↓↓↓

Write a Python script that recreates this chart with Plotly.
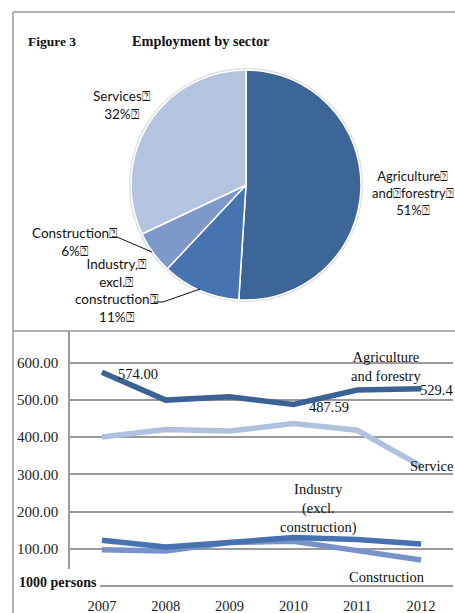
import plotly.graph_objects as go

W, H = 455, 613

# ---- data ----
sectors = ["Agriculture and forestry", "Industry, excl. construction", "Construction", "Services"]
shares = [51, 11, 6, 32]
pie_colors = ["#3d6698", "#4774b0", "#7c99c9", "#b4c3de"]

years = ["2007", "2008", "2009", "2010", "2011", "2012"]
agriculture = [574.00, 499, 508, 487.59, 526, 529.4]
services = [400, 420, 416, 436, 418, 322]
industry = [123, 105, 117, 130, 125, 113]
construction = [97, 94, 117, 120, 95, 70]
y_ticks = [100, 200, 300, 400, 500, 600]

line_colors = {"agr": "#3b6295", "srv": "#b1c1dd", "ind": "#4673af", "con": "#7793c7"}

BOX = "\u2370"


def px(x):
    return x / W


def py(y):
    return 1 - y / H


fig = go.Figure()

# pie: employment shares
pie_l, pie_r, pie_t, pie_b = 131, 361, 70, 300
fig.add_trace(go.Pie(
    labels=sectors, values=shares, sort=False, direction="clockwise", rotation=0,
    marker=dict(colors=pie_colors, line=dict(color="white", width=1.5)),
    textinfo="none", hoverinfo="label+percent", showlegend=False,
    domain=dict(x=[px(pie_l), px(pie_r)], y=[py(pie_b), py(pie_t)]),
))

# line chart: 1000 persons by sector
series = [("Services", services, "srv"), ("Construction", construction, "con"),
          ("Industry", industry, "ind"), ("Agriculture", agriculture, "agr")]
for name, vals, key in series:
    fig.add_trace(go.Scatter(
        x=years, y=vals, mode="lines", name=name, showlegend=False,
        line=dict(color=line_colors[key], width=5.5),
        xaxis="x", yaxis="y",
    ))

y0, ytop = 586, 331
scale = (586 - 362.5) / 600
ymax = (y0 - ytop) / scale

serif = "Liberation Serif"
fig.update_layout(
    width=W, height=H, margin=dict(l=0, r=0, t=0, b=0),
    paper_bgcolor="white", plot_bgcolor="white",
    xaxis=dict(domain=[px(70), px(453)], type="category", range=[-0.5, 5.5],
               showgrid=False, zeroline=False, showline=False, ticks="",
               tickfont=dict(family=serif, size=14.5, color="#222"),
               ticklabelstandoff=9, anchor="y"),
    yaxis=dict(domain=[py(y0), py(ytop)], range=[0, ymax],
               tickvals=y_ticks, ticktext=[f"{v:.2f}" for v in y_ticks],
               showgrid=True, gridcolor="#9a9a9a", gridwidth=1.5,
               zeroline=True, zerolinecolor="#9a9a9a", zerolinewidth=1.5,
               showline=True, linecolor="#9a9a9a", linewidth=1.5,
               ticks="", ticklabelstandoff=7,
               tickfont=dict(family=serif, size=15, color="#222"), anchor="x"),
)

shapes = []
# soft rim around the pie
shapes.append(dict(type="circle", xref="paper", yref="paper", layer="below",
                   x0=px(pie_l - 1), x1=px(pie_r + 1), y0=py(pie_b + 1), y1=py(pie_t - 1),
                   line=dict(color="#dedede", width=2), fillcolor="white"))
border = dict(color="#9a9a9a", width=1.5)
# pie panel frame
shapes.append(dict(type="line", xref="paper", yref="paper", x0=px(13), x1=px(13), y0=py(12), y1=py(613), line=border))
shapes.append(dict(type="line", xref="paper", yref="paper", x0=px(13), x1=px(460), y0=py(12), y1=py(12), line=border))
# line panel top edge
shapes.append(dict(type="line", xref="paper", yref="paper", x0=px(13), x1=px(460), y0=py(331), y1=py(331), line=border))
# leader lines for small slices
lead = dict(color="#111", width=1)
shapes.append(dict(type="path", xref="paper", yref="paper", line=lead,
                   path=f"M {px(112)},{py(237)} L {px(117)},{py(237)} L {px(152)},{py(252)}"))
shapes.append(dict(type="path", xref="paper", yref="paper", line=lead,
                   path=f"M {px(154)},{py(302)} L {px(163)},{py(302)} L {px(200)},{py(289)}"))
# unit label backdrop over the baseline corner
shapes.append(dict(type="rect", xref="paper", yref="paper", layer="above",
                   x0=px(14), x1=px(100), y0=py(592), y1=py(569),
                   fillcolor="white", line=dict(width=0)))
fig.update_layout(shapes=shapes)

ann = []


def note(text, x, y, size=13, family="Lato", bold=False, xanchor="center", color="#111"):
    if bold:
        text = f"<b>{text}</b>"
    ann.append(dict(text=text, x=px(x), y=py(y), xref="paper", yref="paper",
                    xanchor=xanchor, yanchor="middle", showarrow=False,
                    font=dict(family=family, size=size, color=color)))


# title
note("Figure 3", 26, 41, size=13.5, family=serif, bold=True, xanchor="left")
note("Employment by sector", 130, 41, size=14.3, family=serif, bold=True, xanchor="left")

# pie labels
pie_font = "Lato"
note(f"Services{BOX}<br>32%{BOX}", 121, 105, size=13.5, family=pie_font)
note(f"Agriculture{BOX}<br>and{BOX}forestry{BOX}<br>51%{BOX}", 413, 193, size=13, family=pie_font)
note(f"Construction{BOX}<br>6%{BOX}", 74, 242, size=13.5, family=pie_font)
note(f"Industry,{BOX}<br>excl.{BOX}<br>construction{BOX}<br>11%{BOX}", 117, 290, size=13.5, family=pie_font)

# line chart labels
note("574.00", 116, 374, size=14.5, family=serif, xanchor="left")
note("487.59", 307, 407, size=14.5, family=serif, xanchor="left")
note("529.4", 455, 390, size=14.5, family=serif, xanchor="right")
note("Agriculture<br>and forestry", 386, 366, size=14.5, family=serif)
note("Service", 455, 466, size=14.5, family=serif, xanchor="right")
note("Industry<br>(excl.<br>construction)", 318, 508, size=14.5, family=serif)
note("Construction", 387, 577, size=14.5, family=serif)
note("1000 persons", 17, 582, size=14, family=serif, bold=True, xanchor="left")

fig.update_layout(annotations=ann)

fig.write_html("out.html")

↑↑↑

Set task -
Copy out each line word for word, please, skipping the images.

Completed task -
Write a Python script that recreates this chart with Plotly.
import plotly.graph_objects as go

W, H = 455, 613

# ---- data ----
sectors = ["Agriculture and forestry", "Industry, excl. construction", "Construction", "Services"]
shares = [51, 11, 6, 32]
pie_colors = ["#3d6698", "#4774b0", "#7c99c9", "#b4c3de"]

years = ["2007", "2008", "2009", "2010", "2011", "2012"]
agriculture = [574.00, 499, 508, 487.59, 526, 529.4]
services = [400, 420, 416, 436, 418, 322]
industry = [123, 105, 117, 130, 125, 113]
construction = [97, 94, 117, 120, 95, 70]
y_ticks = [100, 200, 300, 400, 500, 600]

line_colors = {"agr": "#3b6295", "srv": "#b1c1dd", "ind": "#4673af", "con": "#7793c7"}

BOX = "\u2370"


def px(x):
    return x / W


def py(y):
    return 1 - y / H


fig = go.Figure()

# pie: employment shares
pie_l, pie_r, pie_t, pie_b = 131, 361, 70, 300
fig.add_trace(go.Pie(
    labels=sectors, values=shares, sort=False, direction="clockwise", rotation=0,
    marker=dict(colors=pie_colors, line=dict(color="white", width=1.5)),
    textinfo="none", hoverinfo="label+percent", showlegend=False,
    domain=dict(x=[px(pie_l), px(pie_r)], y=[py(pie_b), py(pie_t)]),
))

# line chart: 1000 persons by sector
series = [("Services", services, "srv"), ("Construction", construction, "con"),
          ("Industry", industry, "ind"), ("Agriculture", agriculture, "agr")]
for name, vals, key in series:
    fig.add_trace(go.Scatter(
        x=years, y=vals, mode="lines", name=name, showlegend=False,
        line=dict(color=line_colors[key], width=5.5),
        xaxis="x", yaxis="y",
    ))

y0, ytop = 586, 331
scale = (586 - 362.5) / 600
ymax = (y0 - ytop) / scale

serif = "Liberation Serif"
fig.update_layout(
    width=W, height=H, margin=dict(l=0, r=0, t=0, b=0),
    paper_bgcolor="white", plot_bgcolor="white",
    xaxis=dict(domain=[px(70), px(453)], type="category", range=[-0.5, 5.5],
               showgrid=False, zeroline=False, showline=False, ticks="",
               tickfont=dict(family=serif, size=14.5, color="#222"),
               ticklabelstandoff=9, anchor="y"),
    yaxis=dict(domain=[py(y0), py(ytop)], range=[0, ymax],
               tickvals=y_ticks, ticktext=[f"{v:.2f}" for v in y_ticks],
               showgrid=True, gridcolor="#9a9a9a", gridwidth=1.5,
               zeroline=True, zerolinecolor="#9a9a9a", zerolinewidth=1.5,
               showline=True, linecolor="#9a9a9a", linewidth=1.5,
               ticks="", ticklabelstandoff=7,
               tickfont=dict(family=serif, size=15, color="#222"), anchor="x"),
)

shapes = []
# soft rim around the pie
shapes.append(dict(type="circle", xref="paper", yref="paper", layer="below",
                   x0=px(pie_l - 1), x1=px(pie_r + 1), y0=py(pie_b + 1), y1=py(pie_t - 1),
                   line=dict(color="#dedede", width=2), fillcolor="white"))
border = dict(color="#9a9a9a", width=1.5)
# pie panel frame
shapes.append(dict(type="line", xref="paper", yref="paper", x0=px(13), x1=px(13), y0=py(12), y1=py(613), line=border))
shapes.append(dict(type="line", xref="paper", yref="paper", x0=px(13), x1=px(460), y0=py(12), y1=py(12), line=border))
# line panel top edge
shapes.append(dict(type="line", xref="paper", yref="paper", x0=px(13), x1=px(460), y0=py(331), y1=py(331), line=border))
# leader lines for small slices
lead = dict(color="#111", width=1)
shapes.append(dict(type="path", xref="paper", yref="paper", line=lead,
                   path=f"M {px(112)},{py(237)} L {px(117)},{py(237)} L {px(152)},{py(252)}"))
shapes.append(dict(type="path", xref="paper", yref="paper", line=lead,
                   path=f"M {px(154)},{py(302)} L {px(163)},{py(302)} L {px(200)},{py(289)}"))
# unit label backdrop over the baseline corner
shapes.append(dict(type="rect", xref="paper", yref="paper", layer="above",
                   x0=px(14), x1=px(100), y0=py(592), y1=py(569),
                   fillcolor="white", line=dict(width=0)))
fig.update_layout(shapes=shapes)

ann = []


def note(text, x, y, size=13, family="Lato", bold=False, xanchor="center", color="#111"):
    if bold:
        text = f"<b>{text}</b>"
    ann.append(dict(text=text, x=px(x), y=py(y), xref="paper", yref="paper",
                    xanchor=xanchor, yanchor="middle", showarrow=False,
                    font=dict(family=family, size=size, color=color)))


# title
note("Figure 3", 26, 41, size=13.5, family=serif, bold=True, xanchor="left")
note("Employment by sector", 130, 41, size=14.3, family=serif, bold=True, xanchor="left")

# pie labels
pie_font = "Lato"
note(f"Services{BOX}<br>32%{BOX}", 121, 105, size=13.5, family=pie_font)
note(f"Agriculture{BOX}<br>and{BOX}forestry{BOX}<br>51%{BOX}", 413, 193, size=13, family=pie_font)
note(f"Construction{BOX}<br>6%{BOX}", 74, 242, size=13.5, family=pie_font)
note(f"Industry,{BOX}<br>excl.{BOX}<br>construction{BOX}<br>11%{BOX}", 117, 290, size=13.5, family=pie_font)

# line chart labels
note("574.00", 116, 374, size=14.5, family=serif, xanchor="left")
note("487.59", 307, 407, size=14.5, family=serif, xanchor="left")
note("529.4", 455, 390, size=14.5, family=serif, xanchor="right")
note("Agriculture<br>and forestry", 386, 366, size=14.5, family=serif)
note("Service", 455, 466, size=14.5, family=serif, xanchor="right")
note("Industry<br>(excl.<br>construction)", 318, 508, size=14.5, family=serif)
note("Construction", 387, 577, size=14.5, family=serif)
note("1000 persons", 17, 582, size=14, family=serif, bold=True, xanchor="left")

fig.update_layout(annotations=ann)

fig.write_html("out.html")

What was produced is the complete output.